The problem: In the listing below, locate the lines that hold the string "chart". Copy those lines.

Source material:
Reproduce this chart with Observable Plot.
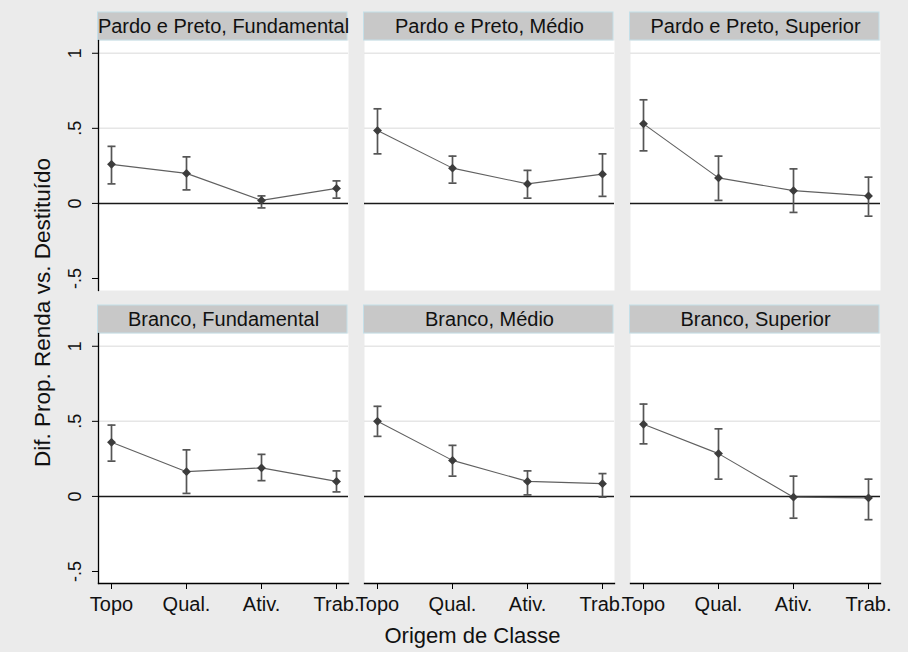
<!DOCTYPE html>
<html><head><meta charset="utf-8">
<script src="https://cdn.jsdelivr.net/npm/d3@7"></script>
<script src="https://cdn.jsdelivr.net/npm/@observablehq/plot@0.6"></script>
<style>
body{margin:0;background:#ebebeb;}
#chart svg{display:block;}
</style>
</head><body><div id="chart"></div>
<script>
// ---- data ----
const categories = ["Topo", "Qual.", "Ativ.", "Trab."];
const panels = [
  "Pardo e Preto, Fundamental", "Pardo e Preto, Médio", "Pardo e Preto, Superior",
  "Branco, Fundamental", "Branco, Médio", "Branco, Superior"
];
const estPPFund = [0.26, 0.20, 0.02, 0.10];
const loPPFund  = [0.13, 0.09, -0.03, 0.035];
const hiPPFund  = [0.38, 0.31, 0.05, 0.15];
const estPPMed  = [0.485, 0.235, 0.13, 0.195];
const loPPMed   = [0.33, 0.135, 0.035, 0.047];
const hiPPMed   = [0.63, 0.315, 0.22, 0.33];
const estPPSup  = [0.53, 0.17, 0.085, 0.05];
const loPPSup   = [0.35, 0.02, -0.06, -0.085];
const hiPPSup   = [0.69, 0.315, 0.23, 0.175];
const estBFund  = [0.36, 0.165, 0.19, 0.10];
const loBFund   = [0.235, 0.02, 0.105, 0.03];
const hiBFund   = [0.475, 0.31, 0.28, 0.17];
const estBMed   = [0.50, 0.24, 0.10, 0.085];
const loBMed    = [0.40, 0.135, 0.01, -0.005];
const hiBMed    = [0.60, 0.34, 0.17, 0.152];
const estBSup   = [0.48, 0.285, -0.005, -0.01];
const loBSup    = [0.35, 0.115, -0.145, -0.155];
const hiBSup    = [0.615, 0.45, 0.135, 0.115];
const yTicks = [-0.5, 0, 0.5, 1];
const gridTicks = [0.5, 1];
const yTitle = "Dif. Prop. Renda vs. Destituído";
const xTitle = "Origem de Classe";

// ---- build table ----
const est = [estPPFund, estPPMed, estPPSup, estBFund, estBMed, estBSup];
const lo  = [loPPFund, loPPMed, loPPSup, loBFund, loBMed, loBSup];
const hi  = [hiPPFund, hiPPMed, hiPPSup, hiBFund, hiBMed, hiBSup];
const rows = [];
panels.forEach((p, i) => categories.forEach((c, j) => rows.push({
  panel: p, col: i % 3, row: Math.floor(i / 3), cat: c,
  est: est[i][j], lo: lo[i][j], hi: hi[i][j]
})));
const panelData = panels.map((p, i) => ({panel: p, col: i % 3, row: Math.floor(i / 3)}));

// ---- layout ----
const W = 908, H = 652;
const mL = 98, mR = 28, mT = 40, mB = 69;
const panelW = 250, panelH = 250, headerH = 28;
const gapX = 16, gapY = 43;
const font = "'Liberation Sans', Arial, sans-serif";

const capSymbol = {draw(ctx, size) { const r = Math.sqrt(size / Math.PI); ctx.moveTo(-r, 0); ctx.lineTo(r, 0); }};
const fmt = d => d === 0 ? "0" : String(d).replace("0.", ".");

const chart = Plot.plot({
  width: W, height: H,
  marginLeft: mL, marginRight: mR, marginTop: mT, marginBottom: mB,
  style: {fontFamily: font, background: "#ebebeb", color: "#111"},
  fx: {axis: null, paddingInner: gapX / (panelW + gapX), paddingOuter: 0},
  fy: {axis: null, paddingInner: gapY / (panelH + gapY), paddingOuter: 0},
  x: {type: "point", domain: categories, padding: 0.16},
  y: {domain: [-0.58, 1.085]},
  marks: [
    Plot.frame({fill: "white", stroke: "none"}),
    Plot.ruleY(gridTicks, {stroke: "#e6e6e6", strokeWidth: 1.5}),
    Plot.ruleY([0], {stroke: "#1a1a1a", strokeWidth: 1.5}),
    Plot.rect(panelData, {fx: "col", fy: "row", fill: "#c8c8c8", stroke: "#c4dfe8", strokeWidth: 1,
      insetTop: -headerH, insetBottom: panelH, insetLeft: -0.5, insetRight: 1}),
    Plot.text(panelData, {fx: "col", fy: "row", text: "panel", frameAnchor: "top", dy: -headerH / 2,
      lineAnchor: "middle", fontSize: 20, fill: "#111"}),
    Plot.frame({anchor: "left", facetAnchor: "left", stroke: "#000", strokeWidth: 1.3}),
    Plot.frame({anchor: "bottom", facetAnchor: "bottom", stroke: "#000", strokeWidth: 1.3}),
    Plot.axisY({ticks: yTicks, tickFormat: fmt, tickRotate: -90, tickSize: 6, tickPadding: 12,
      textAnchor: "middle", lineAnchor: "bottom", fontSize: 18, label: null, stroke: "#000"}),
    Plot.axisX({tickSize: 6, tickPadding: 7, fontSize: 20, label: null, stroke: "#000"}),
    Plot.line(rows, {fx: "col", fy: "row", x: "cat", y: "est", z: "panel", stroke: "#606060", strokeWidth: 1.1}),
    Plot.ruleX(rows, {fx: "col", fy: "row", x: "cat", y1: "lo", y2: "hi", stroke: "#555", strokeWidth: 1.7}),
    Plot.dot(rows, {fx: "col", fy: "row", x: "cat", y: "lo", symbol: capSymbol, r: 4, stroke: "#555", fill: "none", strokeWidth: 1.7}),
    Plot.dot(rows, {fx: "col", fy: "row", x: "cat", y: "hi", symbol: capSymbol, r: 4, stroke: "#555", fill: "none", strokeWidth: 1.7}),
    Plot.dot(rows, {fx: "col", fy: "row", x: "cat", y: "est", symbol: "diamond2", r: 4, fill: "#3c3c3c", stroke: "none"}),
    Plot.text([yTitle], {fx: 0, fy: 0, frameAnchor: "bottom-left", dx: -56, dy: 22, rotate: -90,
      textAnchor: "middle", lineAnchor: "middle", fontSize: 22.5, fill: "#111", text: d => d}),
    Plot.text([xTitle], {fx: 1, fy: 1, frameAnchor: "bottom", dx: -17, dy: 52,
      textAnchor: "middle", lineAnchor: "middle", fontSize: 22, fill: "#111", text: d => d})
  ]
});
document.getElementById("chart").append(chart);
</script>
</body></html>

Result of the task:
Reproduce this chart with Observable Plot.
#chart svg{display:block;}
</head><body><div id="chart"></div>
const chart = Plot.plot({
document.getElementById("chart").append(chart);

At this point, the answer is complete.